Erm...well, there is a lot of history of polygamy, for instance.

But, as ever, you avoid OE's point, which appears perfectly clear to me.




Which is my point as well....although OE is much better spoken.
0 Replies
 
old europe
 
  1  
Reply Sun 4 Jan, 2009 02:51 pm
@Foxfyre,
You have said that your definition of marriage is the same definition that spans at least 4000 to 6000 years. That was at least wildly exaggerated.

In fact, the definition of what marriage meant has changed significantly even in the short time since the Thirteen Colonies. Marriage between a black and a white person was a crime. Divorce was considered to be against the public interest, and civil courts therefore usually refused to grant a divorce.
And then, you have the "traditional marriage" of the Mormons, where the term was defined as the union between one man and several women (or girls, for that matter).
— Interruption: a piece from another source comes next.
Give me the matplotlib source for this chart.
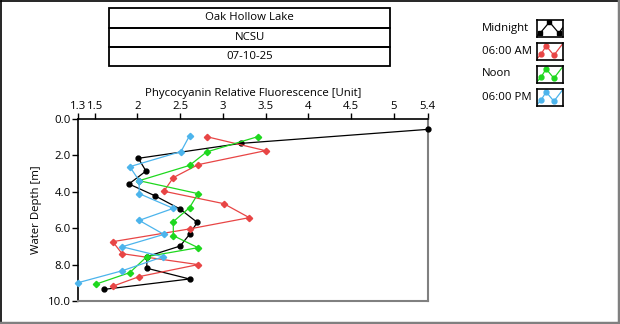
import matplotlib.pyplot as plt
from matplotlib.patches import Rectangle

plt.rcParams['font.family'] = ['Open Sans', 'DejaVu Sans']

# Profiles: fluorescence (x) against water depth (y)
midnight_x = [5.40, 3.21, 2.01, 2.10, 1.90, 2.21, 2.50, 2.70, 2.61, 2.50, 2.11, 2.11, 2.61, 1.61]
midnight_y = [0.57, 1.34, 2.16, 2.86, 3.57, 4.23, 4.95, 5.68, 6.34, 6.98, 7.56, 8.20, 8.79, 9.36]

am_x = [2.81, 3.50, 2.71, 2.42, 2.31, 3.01, 3.31, 2.61, 1.71, 1.82, 2.71, 2.02, 1.71]
am_y = [0.97, 1.74, 2.51, 3.22, 3.97, 4.65, 5.42, 6.04, 6.74, 7.40, 8.00, 8.66, 9.19]

noon_x = [3.41, 2.81, 2.61, 2.02, 2.71, 2.61, 2.42, 2.42, 2.71, 2.11, 1.91, 1.51]
noon_y = [0.97, 1.81, 2.55, 3.39, 4.10, 4.87, 5.64, 6.41, 7.07, 7.56, 8.44, 9.08]

pm_x = [2.61, 2.51, 1.91, 2.02, 2.02, 2.42, 2.02, 2.31, 1.82, 2.30, 1.82, 1.30]
pm_y = [0.92, 1.79, 2.62, 3.39, 4.10, 4.91, 5.57, 6.34, 7.02, 7.57, 8.34, 9.00]

x_ticks = [1.3, 1.5, 2, 2.5, 3, 3.5, 4, 4.5, 5, 5.4]
x_labels = ['1.3', '1.5', '2', '2.5', '3', '3.5', '4', '4.5', '5', '5.4']
y_ticks = [0, 2, 4, 6, 8, 10]

header_lines = ['Oak Hollow Lake', 'NCSU', '07-10-25']
series_names = ['Midnight', '06:00 AM', 'Noon', '06:00 PM']
colors = ['black', '#e84545', '#1ed81e', '#4cb4ec']
markers = ['o', 'D', 'D', 'D']

W, H = 620, 324
FS = 8.2
fig = plt.figure(figsize=(W / 100, H / 100), dpi=100)


def fx(px):
    return px / W


def fy(py):
    return 1 - py / H


# outer frame: dark on top/left, grey on bottom/right
fig.add_artist(plt.Line2D([fx(1), fx(1)], [fy(323), fy(1)], color='black', lw=1.2))
fig.add_artist(plt.Line2D([fx(1), fx(619)], [fy(1), fy(1)], color='black', lw=1.2))
fig.add_artist(plt.Line2D([fx(618.5), fx(618.5)], [fy(1), fy(322.5)], color='#808080', lw=2.5))
fig.add_artist(plt.Line2D([fx(0), fx(619)], [fy(322.5), fy(322.5)], color='#808080', lw=2.5))

# header box with three rows
row_top = [8.5, 28, 47]
row_h = 19
for top, txt in zip(row_top, header_lines):
    fig.add_artist(Rectangle((fx(109), fy(top + row_h)), fx(390) - fx(109), fy(top) - fy(top + row_h),
                             transform=fig.transFigure, fill=False, edgecolor='black', lw=1.3))
    fig.text(fx(249.5), fy(top + row_h / 2), txt, ha='center', va='center', fontsize=FS)

# main plot
ax = fig.add_axes([fx(77.7), fy(301), fx(427.7) - fx(77.7), fy(119) - fy(301)])
series = [(midnight_x, midnight_y), (am_x, am_y), (noon_x, noon_y), (pm_x, pm_y)]
for (xs, ys), c, m in zip(series, colors, markers):
    ax.plot(xs, ys, color=c, lw=0.9, marker=m, ms=3.5 if m == 'o' else 3.2, clip_on=False, zorder=3)

ax.set_xlim(1.3, 5.4)
ax.set_ylim(10, 0)
ax.xaxis.tick_top()
ax.xaxis.set_label_position('top')
ax.set_xticks(x_ticks)
ax.set_xticklabels(x_labels)
ax.set_yticks(y_ticks)
ax.set_yticklabels([f'{v:.1f}' for v in y_ticks])
ax.tick_params(direction='out', length=4, width=1, labelsize=FS, pad=1)
ax.set_xlabel('Phycocyanin Relative Fluorescence [Unit]', fontsize=FS, labelpad=4)
ax.set_ylabel('Water Depth [m]', fontsize=FS, labelpad=4)
for side in ['left', 'top']:
    ax.spines[side].set_color('black')
    ax.spines[side].set_linewidth(1.2)
for side in ['right', 'bottom']:
    ax.spines[side].set_color('#808080')
    ax.spines[side].set_linewidth(1.5)

# legend: name on the left, framed sample glyph on the right
glyph_black = ([0.0, 0.12, 0.48, 0.84, 1.0], [0.05, 0.2, 0.85, 0.2, 0.55])
glyph_color = ([0.0, 0.15, 0.35, 0.65, 1.0], [0.05, 0.3, 0.8, 0.25, 0.95])
legend_top = [19.5, 42.5, 65.5, 88.5]
for top, name, c in zip(legend_top, series_names, colors):
    fig.text(fx(482), fy(top + 8.5), name, ha='left', va='center', fontsize=FS)
    lax = fig.add_axes([fx(537), fy(top + 17), fx(563) - fx(537), fy(top) - fy(top + 17)])
    gx, gy = glyph_black if c == 'black' else glyph_color
    lax.plot(gx, gy, color=c, lw=0.9)
    lax.plot(gx[1:4], gy[1:4], ls='none', marker='s' if c == 'black' else 'o', ms=3.5, color=c)
    lax.set_xlim(0, 1)
    lax.set_ylim(0, 1)
    lax.set_xticks([])
    lax.set_yticks([])
    for s in lax.spines.values():
        s.set_linewidth(1.2)

fig.savefig('out.png', dpi=100)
Your definition of "traditional marriage" is valid for a couple of decades, nothing more.


Furthermore, your claim that no other kind of union other than the union between a man and a woman has been the norm is equally specious. For example, there is ample evidence for the widespread practice of unions between a man and a boy in ancient Greece, ranging from numerous poems that idolize the love between a boy and a man to depictions of pederasty on vases. Assuming the female role in a homosexual relationship was looked down upon, but at the same time well thought-out social protocols existed which protected youths (which usually took over that part) from the shame associated with being sexually penetrated.

In Japan, rituals existed to formalize the relationship between two men. Tradionally, the love between two men was regarded as the purest form of love. In the tradition of the Samurai, a younger warrior would become the partner and lover of an older and more experienced Samurai.

And just in those two examples, we're not talking about "anecdotal evidence", but about a widespread and well-documented practices that were highly formalized and a norm for not only decades, but centuries.